Завершает ритуал бракосочетания день свадьбы. Действие продолжается в этот день с восхода солнца и до "за-полночи". Дружка жениха разряжен: через плечо у него полотенце, празднично вышитое, пояс нарядный с висящими на нем платочками, в руках - плеть. Он ранним утром навещает невесту. "Как спалось? Как здоровье?" - справляется от имени жениха. Вторым приездом дружка везет подарки от жениха. "Повелел князь наш передать", - говорит. Дарили обычно платки цветные, шубу соболью, наряд подвенечный, зеркало подставное и др. "Приглашать ли князя ко красну крыльцу?" - спрашивает он, и далее идет разговор о дальнейших действиях в этот день.

Младший брат невесты везет приданое: перину, подушки, одеяло, полог. Все это в сундуке. Едет он с образом и со свечой. С ним на санях сидит "приданка" - повитуха. Она едет готовить в подклети или другом месте брачную постель. Следуют угощения, одаривания платочками.

А в доме невесты - праздничное оживление. Готовят невесту к венцу. Она одевается перед зеркалом с рыданиями, "прощается" с подругами. Затем все садятся за стол. Рядом с невестой брат - продавец косы. Жених уже уведомлен об этом.

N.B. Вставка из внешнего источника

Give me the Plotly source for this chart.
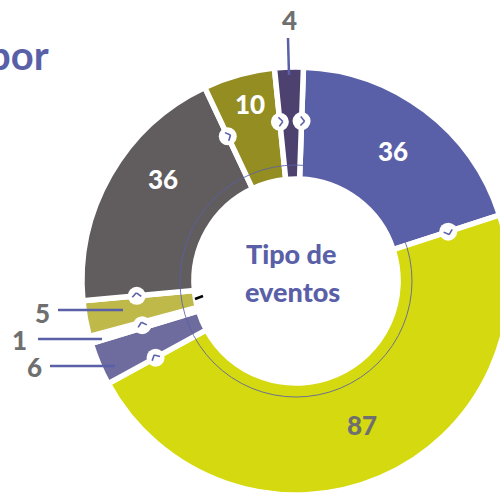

К дому невесты подкатывает целый поезд - процессия. Традиционны возгласы: "А тот ли это дом?!", "Открывайте ворота!" Въезжают во двор. Здесь свахи обмениваются пивом, и далее следует ритуал ввода "во дом, во палаты". Младшему брату невесты нужно "золоту гривну на поднос выложить" - русу косу выкупить. Ударяет плетью - "Мало!" - требует еще. Наконец, "косник" доволен суммой денег. Сваха расплетает косу невесте. Все вместе садятся за стол. На нем всевозможные кушанья. Жених и невеста пригубливают вино. Следуют три перемены блюд. Перед родителями невесты ставят гуся, которого они должны вдвоем съесть по обряду.

Идет взаимное одаривание подарками. Наконец собираются ехать в церковь. Родители невесты благословляют молодых. Следуют три глубоких поклона. Все рассаживаются в сани. Впереди поезда Образ Благословенный. Дружка с "приговором" три раза обходит поезд, и вот процессия трогается к храму. Веселье, песни, прибаутки! По традиции у всех головы не прикрыты платками или шапками. Лошади и дуги саней украшены лентами, колокольчиками, шаркунчиками. Кругом стреляют из ружей. Встречные поздравляют молодых.

В церкви "таинство освящения брака и молитва за благополучие ея" по православному обряду дополнялось чисто сибирским правилом, когда на полу Храма расстилался платок и молодые становились на него: жених - правой ногой, а невеста - левой. При этом считалось счастливым поверьем, если невеста во время венчания сжимает в кармане корку хлеба, то жизнь пройдет в довольствии.

Далее свадьба продолжалась в доме жениха. Подъезжают к дому, а дружка громко объявляет: "Прибыл наш князь новобрачный с молодой княгиней и со всем полком, честным поездом на широкий двор. Приказал объявить, что он под злат венец встал и Закон Божий на голову получил! Извольте встречать с радостью!"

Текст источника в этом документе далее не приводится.